*** DATA EXTRACT

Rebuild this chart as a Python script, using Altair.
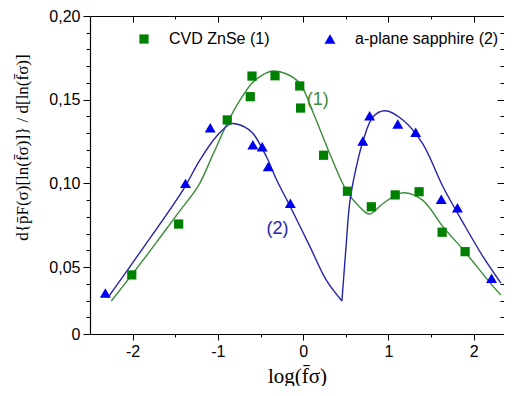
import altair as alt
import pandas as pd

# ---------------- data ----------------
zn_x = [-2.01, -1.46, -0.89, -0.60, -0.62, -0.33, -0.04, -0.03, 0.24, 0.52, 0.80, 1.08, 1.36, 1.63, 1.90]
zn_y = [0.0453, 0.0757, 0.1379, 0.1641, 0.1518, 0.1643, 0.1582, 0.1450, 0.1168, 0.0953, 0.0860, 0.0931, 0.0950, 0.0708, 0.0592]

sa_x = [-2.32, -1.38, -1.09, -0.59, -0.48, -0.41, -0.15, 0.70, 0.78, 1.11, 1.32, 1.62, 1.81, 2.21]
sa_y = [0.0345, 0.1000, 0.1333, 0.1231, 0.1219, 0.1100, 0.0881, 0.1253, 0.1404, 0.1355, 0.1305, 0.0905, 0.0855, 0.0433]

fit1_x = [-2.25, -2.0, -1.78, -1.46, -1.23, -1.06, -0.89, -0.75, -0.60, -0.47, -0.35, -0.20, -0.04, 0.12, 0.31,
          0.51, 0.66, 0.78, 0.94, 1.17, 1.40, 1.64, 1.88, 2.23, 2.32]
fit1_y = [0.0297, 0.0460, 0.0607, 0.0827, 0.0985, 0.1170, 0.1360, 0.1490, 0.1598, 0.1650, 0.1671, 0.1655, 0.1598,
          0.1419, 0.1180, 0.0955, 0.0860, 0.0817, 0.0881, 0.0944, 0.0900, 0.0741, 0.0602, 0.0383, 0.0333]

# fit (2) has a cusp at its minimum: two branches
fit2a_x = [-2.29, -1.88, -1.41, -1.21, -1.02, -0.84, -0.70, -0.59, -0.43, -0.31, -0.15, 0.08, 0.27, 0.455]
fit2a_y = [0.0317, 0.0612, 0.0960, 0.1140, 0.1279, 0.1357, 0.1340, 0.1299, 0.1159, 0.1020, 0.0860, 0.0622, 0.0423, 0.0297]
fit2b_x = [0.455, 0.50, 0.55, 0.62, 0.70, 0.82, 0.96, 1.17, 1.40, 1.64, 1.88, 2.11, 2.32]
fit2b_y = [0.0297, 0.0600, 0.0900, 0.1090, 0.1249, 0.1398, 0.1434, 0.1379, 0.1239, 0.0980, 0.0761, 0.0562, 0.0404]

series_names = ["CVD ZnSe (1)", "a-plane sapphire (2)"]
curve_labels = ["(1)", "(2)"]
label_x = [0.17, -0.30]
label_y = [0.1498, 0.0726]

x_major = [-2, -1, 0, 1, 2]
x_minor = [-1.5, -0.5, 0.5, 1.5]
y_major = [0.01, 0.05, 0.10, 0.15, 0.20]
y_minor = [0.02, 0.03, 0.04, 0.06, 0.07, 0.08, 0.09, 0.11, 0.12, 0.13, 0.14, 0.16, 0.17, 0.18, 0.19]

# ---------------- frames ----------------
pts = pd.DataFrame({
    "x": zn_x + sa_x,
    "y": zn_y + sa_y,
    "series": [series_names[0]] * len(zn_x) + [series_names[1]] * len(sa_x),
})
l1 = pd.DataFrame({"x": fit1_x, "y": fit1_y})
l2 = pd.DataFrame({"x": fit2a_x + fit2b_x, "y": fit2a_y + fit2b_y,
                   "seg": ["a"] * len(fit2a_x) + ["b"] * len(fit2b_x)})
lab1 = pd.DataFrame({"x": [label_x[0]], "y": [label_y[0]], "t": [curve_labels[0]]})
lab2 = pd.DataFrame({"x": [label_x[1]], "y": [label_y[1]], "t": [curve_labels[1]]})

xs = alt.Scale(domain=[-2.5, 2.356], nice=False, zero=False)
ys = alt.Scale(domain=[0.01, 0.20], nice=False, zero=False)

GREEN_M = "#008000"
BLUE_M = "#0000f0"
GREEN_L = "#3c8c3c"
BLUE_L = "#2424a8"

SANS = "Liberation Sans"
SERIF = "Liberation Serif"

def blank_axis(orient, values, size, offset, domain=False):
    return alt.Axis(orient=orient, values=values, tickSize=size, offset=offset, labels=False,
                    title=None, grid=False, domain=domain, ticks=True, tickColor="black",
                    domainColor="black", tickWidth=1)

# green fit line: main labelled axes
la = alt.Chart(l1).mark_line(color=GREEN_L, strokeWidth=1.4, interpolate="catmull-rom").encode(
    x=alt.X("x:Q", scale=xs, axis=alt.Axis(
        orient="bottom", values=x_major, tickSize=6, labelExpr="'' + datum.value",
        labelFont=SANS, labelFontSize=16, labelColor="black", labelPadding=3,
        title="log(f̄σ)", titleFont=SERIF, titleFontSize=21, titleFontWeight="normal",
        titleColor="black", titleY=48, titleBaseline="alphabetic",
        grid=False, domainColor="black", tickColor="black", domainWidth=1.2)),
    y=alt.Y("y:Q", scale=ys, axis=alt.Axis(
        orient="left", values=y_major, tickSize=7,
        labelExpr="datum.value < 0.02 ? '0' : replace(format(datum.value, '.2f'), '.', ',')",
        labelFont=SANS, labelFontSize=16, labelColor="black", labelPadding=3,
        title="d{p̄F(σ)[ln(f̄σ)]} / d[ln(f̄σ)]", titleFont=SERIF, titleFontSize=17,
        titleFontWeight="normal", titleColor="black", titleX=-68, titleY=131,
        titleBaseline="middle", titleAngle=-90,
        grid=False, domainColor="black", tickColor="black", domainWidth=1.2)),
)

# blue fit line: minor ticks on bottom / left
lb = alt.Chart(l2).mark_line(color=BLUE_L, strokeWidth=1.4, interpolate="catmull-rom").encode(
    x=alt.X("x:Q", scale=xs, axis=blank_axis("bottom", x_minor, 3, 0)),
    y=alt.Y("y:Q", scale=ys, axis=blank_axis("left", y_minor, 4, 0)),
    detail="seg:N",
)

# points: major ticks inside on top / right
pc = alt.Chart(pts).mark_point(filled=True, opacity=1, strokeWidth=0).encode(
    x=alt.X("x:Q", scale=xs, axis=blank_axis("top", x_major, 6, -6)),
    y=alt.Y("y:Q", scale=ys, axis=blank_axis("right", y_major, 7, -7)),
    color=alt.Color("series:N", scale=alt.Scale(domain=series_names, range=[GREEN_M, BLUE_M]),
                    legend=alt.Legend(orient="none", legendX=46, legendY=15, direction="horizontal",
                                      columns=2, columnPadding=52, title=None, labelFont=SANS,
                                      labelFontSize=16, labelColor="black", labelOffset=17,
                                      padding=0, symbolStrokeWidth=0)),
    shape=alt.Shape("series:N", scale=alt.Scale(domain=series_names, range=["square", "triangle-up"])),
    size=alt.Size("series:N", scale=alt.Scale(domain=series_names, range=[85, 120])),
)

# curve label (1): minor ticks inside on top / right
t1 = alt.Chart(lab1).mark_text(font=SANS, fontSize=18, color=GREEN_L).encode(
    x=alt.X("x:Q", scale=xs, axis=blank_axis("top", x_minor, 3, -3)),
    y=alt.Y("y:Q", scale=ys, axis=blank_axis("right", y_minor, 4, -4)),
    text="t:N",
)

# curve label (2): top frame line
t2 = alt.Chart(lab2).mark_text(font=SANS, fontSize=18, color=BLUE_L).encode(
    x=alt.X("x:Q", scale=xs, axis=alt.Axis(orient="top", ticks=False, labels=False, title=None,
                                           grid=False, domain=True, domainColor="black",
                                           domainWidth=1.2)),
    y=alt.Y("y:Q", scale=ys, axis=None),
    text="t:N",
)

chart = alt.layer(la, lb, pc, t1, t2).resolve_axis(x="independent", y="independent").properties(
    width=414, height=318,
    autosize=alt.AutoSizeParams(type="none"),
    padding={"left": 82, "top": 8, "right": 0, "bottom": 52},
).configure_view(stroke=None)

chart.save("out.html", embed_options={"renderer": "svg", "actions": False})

******

Extract, word for word, each line from the top of the data down to and including the line with "0.0905, 0.0855, 0.0433]"; skip the pictures.

> _SOLUTION TO THE EXERCISE_
Rebuild this chart as a Python script, using Altair.
import altair as alt
import pandas as pd

# ---------------- data ----------------
zn_x = [-2.01, -1.46, -0.89, -0.60, -0.62, -0.33, -0.04, -0.03, 0.24, 0.52, 0.80, 1.08, 1.36, 1.63, 1.90]
zn_y = [0.0453, 0.0757, 0.1379, 0.1641, 0.1518, 0.1643, 0.1582, 0.1450, 0.1168, 0.0953, 0.0860, 0.0931, 0.0950, 0.0708, 0.0592]

sa_x = [-2.32, -1.38, -1.09, -0.59, -0.48, -0.41, -0.15, 0.70, 0.78, 1.11, 1.32, 1.62, 1.81, 2.21]
sa_y = [0.0345, 0.1000, 0.1333, 0.1231, 0.1219, 0.1100, 0.0881, 0.1253, 0.1404, 0.1355, 0.1305, 0.0905, 0.0855, 0.0433]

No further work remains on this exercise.